One of the perks of that job is that I received professional training in person to person marketing and sales (which Satanists would also call lesser magic), and one of the things I was taught is that professionals deserve professional wages. Our business coach made the argument that full-time martial artists like ourselves deserved professional wages because—just like doctors!—we spent decades learning our trade. So he said, "A doctor goes to school for twelve years and earns $250,000 a year. You've spent how many years in your art, and you're still charging your students $10 a class on a pay-as-you-go basis. Why? You deserve better than that."

According to this business coach, if you've invested the same amount of time into learning how to punch people as a doctor has into learning how to heal people, then it's the same because... years, amirite? In principle, I agree with this man: if I've devoted years of my life to my professional development, then I should absolutely charge a premium for access to that accumulated knowledge. But in practice, I disagree with that man because—let's be honest with ourselves—beating people up is not as valuable of a skill as fixing people up. 

I think that every professional should charge what he or she believes his or her time is worth, and I don't think that there's anything wrong with charging a premium fee for premium services, but I do think that in an absolute sense it’s incorrect to equate a karate teacher with a licensed physician. 

But I also think that if you're a fortune-teller, you should remember that in the grand scheme of things you're not very far removed from a birthday clown. If that hurts your feelings, it shouldn’t: have you seen how much skilled clowns earn to book a party? They might be jokers, but they're earning serious money.

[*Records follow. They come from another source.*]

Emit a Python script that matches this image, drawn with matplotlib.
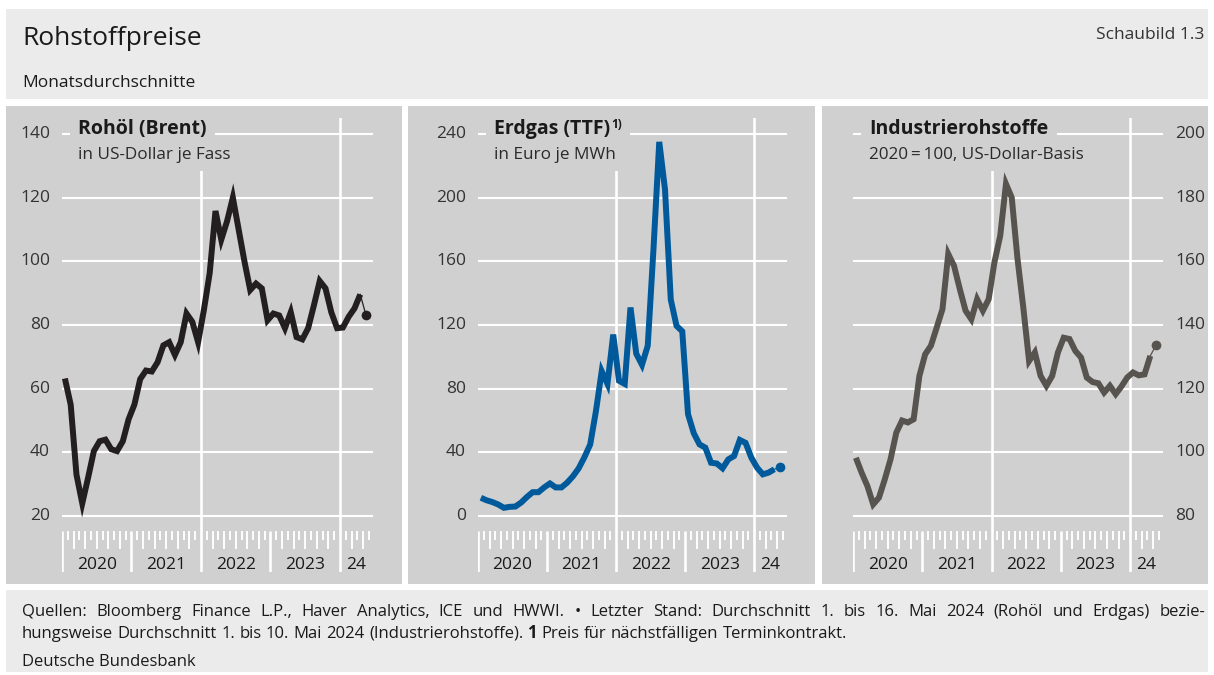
import matplotlib
matplotlib.use('Agg')
import matplotlib.pyplot as plt
from matplotlib.patches import Rectangle
import numpy as np

plt.rcParams['font.family'] = ['Open Sans', 'DejaVu Sans']

# ---------------- data (monthly averages, Jan 2020 .. Apr 2024; last = May 2024) ----
years = ['2020', '2021', '2022', '2023', '24']

brent = [63.2, 55.0, 33.0, 24.0, 32.0, 40.4, 43.5, 44.0, 41.0, 40.4, 43.5, 50.4,
         55.0, 63.0, 65.7, 65.4, 68.3, 73.6, 74.6, 70.6, 74.6, 83.6, 81.0, 74.6,
         84.7, 96.3, 115.8, 106.8, 112.6, 120.0, 110.0, 100.0, 91.0, 93.0, 91.5, 81.5,
         83.6, 83.0, 79.0, 84.0, 76.2, 75.5, 79.0, 86.2, 93.8, 91.5, 84.0, 79.0,
         79.2, 82.6, 85.2, 89.6]
brent_last = 83.0

gas = [11.5, 9.9, 8.8, 7.3, 5.2, 5.8, 6.0, 8.5, 12.0, 15.0, 15.0, 18.0,
       20.5, 18.0, 18.0, 21.0, 25.0, 30.0, 37.0, 45.0, 66.0, 91.0, 83.0, 114.0,
       85.0, 83.0, 131.0, 102.0, 95.0, 107.0, 168.0, 235.0, 205.0, 136.0, 119.5, 116.0,
       64.0, 52.0, 45.0, 43.0, 33.5, 33.0, 30.0, 35.6, 37.7, 47.8, 46.0, 36.7,
       30.4, 26.2, 27.3, 29.4]
gas_last = 30.8

industrial = [98.3, 93.6, 89.4, 83.7, 85.8, 91.5, 97.8, 106.2, 110.0, 109.4, 110.4, 124.0,
              130.8, 133.5, 139.2, 145.0, 162.3, 158.6, 151.3, 144.5, 141.8, 148.1, 144.5, 148.1,
              159.7, 168.0, 184.3, 180.0, 160.7, 145.5, 128.7, 131.4, 124.0, 120.9, 124.0, 131.4,
              136.0, 135.6, 131.9, 129.8, 123.5, 122.1, 121.7, 118.8, 120.9, 118.3, 120.7, 123.5,
              125.1, 124.2, 124.5, 130.3]
industrial_last = 133.7

brent_ticks = [20, 40, 60, 80, 100, 120, 140]
gas_ticks = [0, 40, 80, 120, 160, 200, 240]
ind_ticks = [80, 100, 120, 140, 160, 180, 200]

# ---------------- styling ----------------
W, H, DPI = 1214, 675, 100
LIGHT = '#ebebeb'
PANEL = '#d0d0d0'
TXT = '#1a1a1a'
TICKC = '#333333'

fig = plt.figure(figsize=(W / DPI, H / DPI), dpi=DPI)
fig.patch.set_facecolor('white')
renderer = fig.canvas.get_renderer()


def fy(py):
    return 1 - py / H


def rect(x0, y0, x1, y1, color):
    fig.add_artist(Rectangle((x0 / W, 1 - y1 / H), (x1 - x0) / W, (y1 - y0) / H,
                             transform=fig.transFigure, facecolor=color,
                             edgecolor='none', zorder=-5))


# backgrounds
rect(6, 9, 1208, 99, LIGHT)
rect(6, 590, 1208, 672, LIGHT)
rect(6, 106, 402, 584, PANEL)
rect(408, 106, 815, 584, PANEL)
rect(822, 106, 1208, 584, PANEL)

# header
fig.text(22 / W, fy(45), 'Rohstoffpreise', fontsize=19, fontweight='medium', color=TXT, va='baseline')
fig.text(22 / W, fy(87), 'Monatsdurchschnitte', fontsize=12.5, color=TXT, va='baseline')
fig.text(1204 / W, fy(39), 'Schaubild 1.3', fontsize=12.5, color=TICKC, va='baseline', ha='right')

XMAX = 53.7
TOP_PX, BOT_PX = 118, 532

panels = [
    dict(left=62, right=373, ylim=(15, 145), ticks=brent_ticks, side='left',
         data=brent, last=brent_last, color='#231f20',
         title='Rohöl (Brent)', sup=None, sub='in US-Dollar je Fass'),
    dict(left=478, right=787, ylim=(-10, 250), ticks=gas_ticks, side='left',
         data=gas, last=gas_last, color='#00599b',
         title='Erdgas (TTF)', sup='1)', sub='in Euro je MWh'),
    dict(left=853, right=1163, ylim=(75, 205), ticks=ind_ticks, side='right',
         data=industrial, last=industrial_last, color='#57534f',
         title='Industrierohstoffe', sup=None, sub='2020\u2009=\u2009100, US-Dollar-Basis'),
]


def cover(ax, bbs, padx, pady_top, pady_bot):
    x0 = min(b.x0 for b in bbs) - padx
    x1 = max(b.x1 for b in bbs) + padx
    y0 = min(b.y0 for b in bbs) - pady_bot
    y1 = max(b.y1 for b in bbs) + pady_top
    fw, fh = fig.bbox.width, fig.bbox.height
    ax.add_patch(Rectangle((x0 / fw, y0 / fh), (x1 - x0) / fw, (y1 - y0) / fh,
                           transform=fig.transFigure, facecolor=PANEL, edgecolor='none',
                           zorder=2.5, clip_on=False))


for p in panels:
    left, right = p['left'], p['right']
    ppm = (right - left) / XMAX
    ax = fig.add_axes([left / W, fy(BOT_PX), (right - left) / W, (BOT_PX - TOP_PX) / H])
    ax.set_xlim(0, XMAX)
    ax.set_ylim(*p['ylim'])
    ax.set_facecolor('none')
    ax.axis('off')
    for yv in p['ticks']:
        ax.axhline(yv, color='white', lw=1.5, zorder=1)
        if p['side'] == 'left':
            ax.text(-12 / ppm, yv, str(yv), ha='right', va='center', fontsize=12.5, color=TICKC)
        else:
            ax.text(XMAX + 12 / ppm, yv, str(yv), ha='left', va='center', fontsize=12.5, color=TICKC)
    for m in (24, 48):
        ax.axvline(m, color='white', lw=1.9, zorder=1)

    vals = np.array(p['data'])
    x = np.arange(len(vals)) + 0.5
    ax.plot(x, vals, color=p['color'], lw=4.3, zorder=5, solid_joinstyle='miter',
            solid_capstyle='butt')
    xl = len(vals) + 0.5
    ax.plot([x[-1], xl], [vals[-1], p['last']], color=p['color'], lw=0.9, zorder=5)
    ax.plot([xl], [p['last']], 'o', ms=7, color=p['color'], zorder=6, mec='none')

    # titles; grid hidden behind them by a panel-coloured patch
    tx = 0.053
    t = ax.text(tx, (BOT_PX - 134) / (BOT_PX - TOP_PX), p['title'], transform=ax.transAxes,
                fontsize=14, fontweight='bold', color=TXT, va='baseline', zorder=3)
    bbs = [t.get_window_extent(renderer)]
    if p['sup']:
        bb = bbs[0]
        axbb = ax.get_window_extent(renderer)
        sx = (bb.x1 + 0.3 - axbb.x0) / axbb.width
        s = ax.text(sx, (BOT_PX - 128) / (BOT_PX - TOP_PX), p['sup'], transform=ax.transAxes,
                    fontsize=8.5, fontweight='bold', color=TXT, va='baseline', zorder=3)
        bbs.append(s.get_window_extent(renderer))
    cover(ax, bbs, 8, 5, 4)
    st = ax.text(tx, (BOT_PX - 159) / (BOT_PX - TOP_PX), p['sub'], transform=ax.transAxes,
                 fontsize=12.3, color='#2a2a2a', va='baseline', zorder=3)
    cover(ax, [st.get_window_extent(renderer)], 8, 6, 8)

    # month tick axis
    tax = fig.add_axes([left / W, fy(572), (right - left) / W, 41 / H])
    tax.set_xlim(0, XMAX)
    tax.set_ylim(0, 41)
    tax.set_facecolor('none')
    tax.axis('off')
    for m in range(0, 54):
        if m % 12 == 0:
            tax.plot([m, m], [0, 41], color='white', lw=1.9, solid_capstyle='butt')
        elif m % 2 == 0:
            tax.plot([m, m], [23, 41], color='white', lw=1.4, solid_capstyle='butt')
        else:
            tax.plot([m, m], [32, 41], color='white', lw=1.4, solid_capstyle='butt')
    for i, lab in enumerate(years):
        xc = 6 + 12 * i if i < 4 else (48 + XMAX) / 2
        tax.text(xc, 7, lab, ha='center', va='center', fontsize=12.5, color=TXT)


# ---------------- footer ----------------
def word_width(word, weight, size):
    t = fig.text(0, 0, word, fontsize=size, fontweight=weight)
    w = t.get_window_extent(renderer).width
    t.remove()
    return w


FS = 12
space_w = word_width('a a', 'normal', FS) - word_width('aa', 'normal', FS)


def draw_words(words, x0, y, gap=None, target=None):
    widths = [word_width(w, wt, FS) for w, wt in words]
    if target is not None:
        gap = (target - sum(widths)) / (len(words) - 1)
    x = x0
    for (w, wt), wd in zip(words, widths):
        fig.text(x / W, fy(y), w, fontsize=FS, fontweight=wt, color=TXT, va='baseline')
        x += wd + gap


line1 = ('Quellen: Bloomberg Finance L.P., Haver Analytics, ICE und HWWI. \u2022 Letzter Stand: '
         'Durchschnitt 1. bis 16. Mai 2024 (Rohöl und Erdgas) bezie-')
draw_words([(w, 'normal') for w in line1.split(' ')], 22, 616, target=1205 - 22)

line2 = [(w, 'normal') for w in 'hungsweise Durchschnitt 1. bis 10. Mai 2024 (Industrierohstoffe).'.split(' ')]
line2 += [('1', 'bold')]
line2 += [(w, 'normal') for w in 'Preis für nächstfälligen Terminkontrakt.'.split(' ')]
draw_words(line2, 22, 638, gap=space_w)

fig.text(22 / W, fy(666), 'Deutsche Bundesbank', fontsize=FS, color=TXT, va='baseline')

fig.savefig('out.png', dpi=DPI, facecolor='white')
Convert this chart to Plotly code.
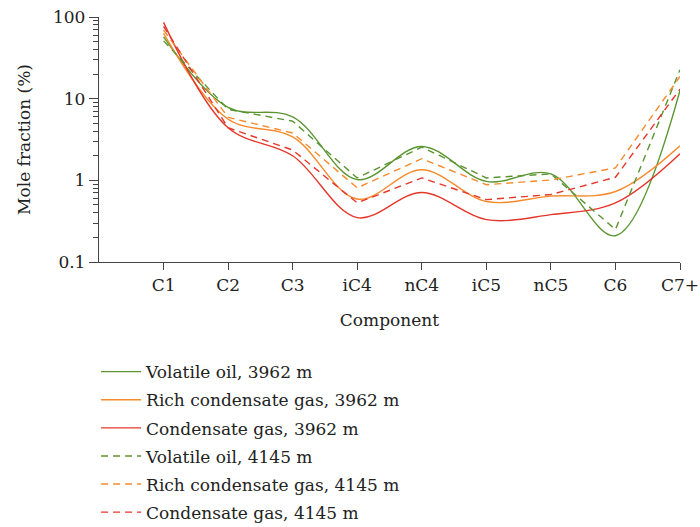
import plotly.graph_objects as go

# Hydrocarbon components along the x axis
components = ["C1", "C2", "C3", "iC4", "nC4", "iC5", "nC5", "C6", "C7+"]

# Mole fraction (%) of each component, per sample
volatile_oil_3962 = [57, 7.8, 6.0, 1.02, 2.6, 0.97, 1.2, 0.21, 12.6]
rich_condensate_3962 = [63, 5.6, 3.4, 0.59, 1.35, 0.55, 0.64, 0.73, 2.65]
condensate_3962 = [86, 4.4, 2.0, 0.35, 0.71, 0.33, 0.38, 0.53, 2.12]
volatile_oil_4145 = [51, 7.4, 5.3, 1.07, 2.55, 1.07, 1.2, 0.25, 22.6]
rich_condensate_4145 = [69, 5.9, 3.8, 0.81, 1.84, 0.885, 1.01, 1.42, 18.7]
condensate_4145 = [77, 4.4, 2.35, 0.53, 1.07, 0.58, 0.67, 1.09, 13.1]

GREEN = "#5a9530"
ORANGE = "#f68a2c"
RED = "#e5362a"
FONT = "DejaVu Serif"
FONT_SIZE = 17
TEXT_COLOR = "#222222"
AXIS_COLOR = "#444444"

x_pos = list(range(1, len(components) + 1))

series = [
    ("Volatile oil, 3962 m", volatile_oil_3962, GREEN, "solid", "spline"),
    ("Rich condensate gas, 3962 m", rich_condensate_3962, ORANGE, "solid", "spline"),
    ("Condensate gas, 3962 m", condensate_3962, RED, "solid", "spline"),
    ("Volatile oil, 4145 m", volatile_oil_4145, GREEN, "7px,5px", "linear"),
    ("Rich condensate gas, 4145 m", rich_condensate_4145, ORANGE, "7px,5px", "linear"),
    ("Condensate gas, 4145 m", condensate_4145, RED, "7px,5px", "linear"),
]

fig = go.Figure()
for i, (name, vals, color, dash, shape) in enumerate(series):
    fig.add_trace(go.Scatter(
        x=x_pos, y=vals, name=name, mode="lines", legendgroup=f"g{i}",
        line=dict(color=color, width=1.4, dash=dash, shape=shape, smoothing=1.0),
    ))

text_font = dict(family=FONT, size=FONT_SIZE, color=TEXT_COLOR)

fig.update_layout(
    width=700, height=527,
    margin=dict(l=99, r=20, t=17, b=265, autoexpand=False),
    paper_bgcolor="white", plot_bgcolor="white",
    font=text_font,
    showlegend=True,
    legend=dict(
        x=-0.005, xanchor="left", y=-0.376, yanchor="top",
        font=text_font, bgcolor="rgba(0,0,0,0)",
        itemwidth=40, tracegroupgap=3,
    ),
)

fig.update_xaxes(
    range=[0, 9], tickvals=x_pos, ticktext=components,
    showline=True, linecolor=AXIS_COLOR, linewidth=1.3,
    ticks="outside", ticklen=7, tickcolor=AXIS_COLOR, tickwidth=1.3,
    showgrid=False, zeroline=False,
    tickfont=text_font,
    title=dict(text="Component", font=text_font, standoff=20),
)

fig.update_yaxes(
    type="log", range=[-1, 2],
    tickvals=[0.1, 1, 10, 100], ticktext=["0.1", "1", "10", "100"],
    showline=True, linecolor=AXIS_COLOR, linewidth=1.3,
    ticks="outside", ticklen=9, tickcolor=AXIS_COLOR, tickwidth=1.3,
    minor=dict(ticks="outside", ticklen=5, dtick="D1", tickcolor=AXIS_COLOR, tickwidth=1, showgrid=False),
    showgrid=False, zeroline=False,
    tickfont=text_font,
    title=dict(text="Mole fraction (%)", font=text_font, standoff=18),
)

fig.write_html("out.html")
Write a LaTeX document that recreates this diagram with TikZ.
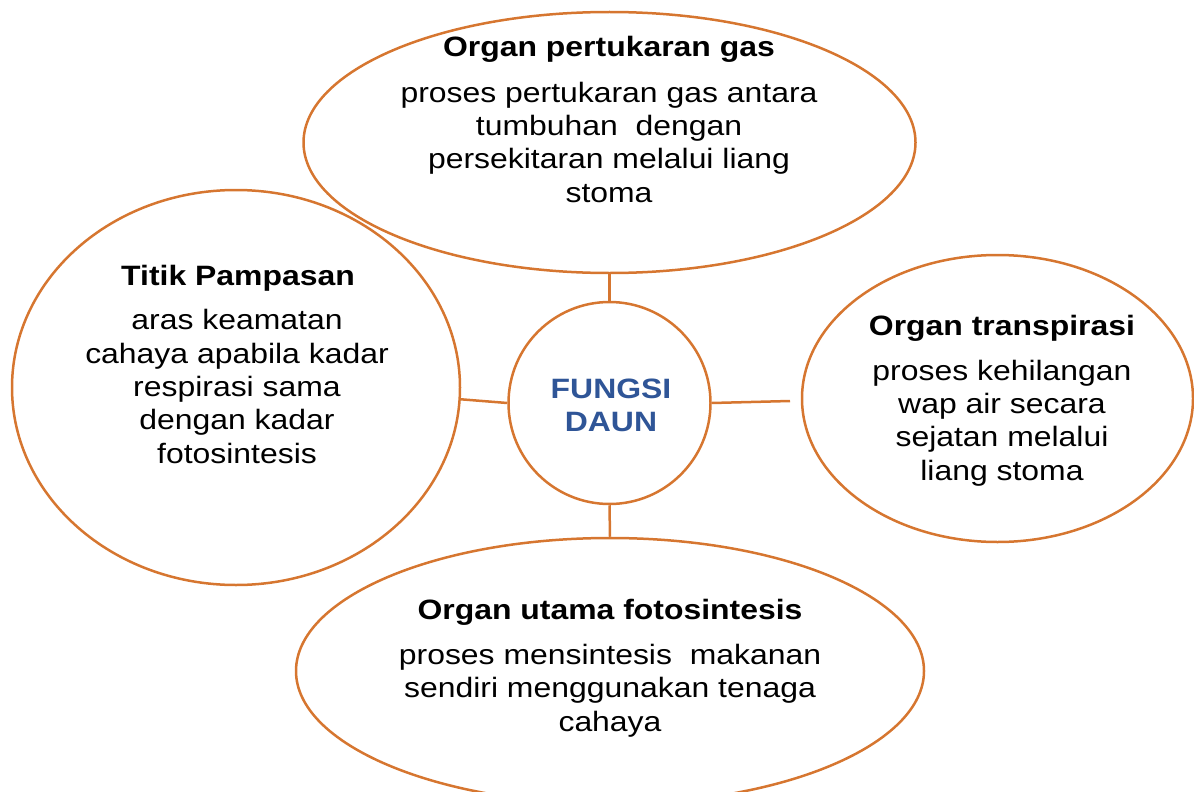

If you're a fortune-teller, then you should absolutely charge what you believe your time is worth and accept your sitters' money along with their gratitude. But you should also keep a healthy ego and remember that compared to police officers, doctors, and even garbage collectors, you don’t contribute a whole lot to the world. If garbage collectors stopped working for a day, people would immediately notice their absence. Can the same be said about you?

It's true that fortune-tellers permit sitters to purge their minds of unwanted anxiety, but fortune-telling is nothing more than sleight of mind. Maintaining a healthy perspective about who you really are is vital to your development as a fortune-teller, and ignoring this reality will become your downfall. Maintain perspective, or suffer the consequences.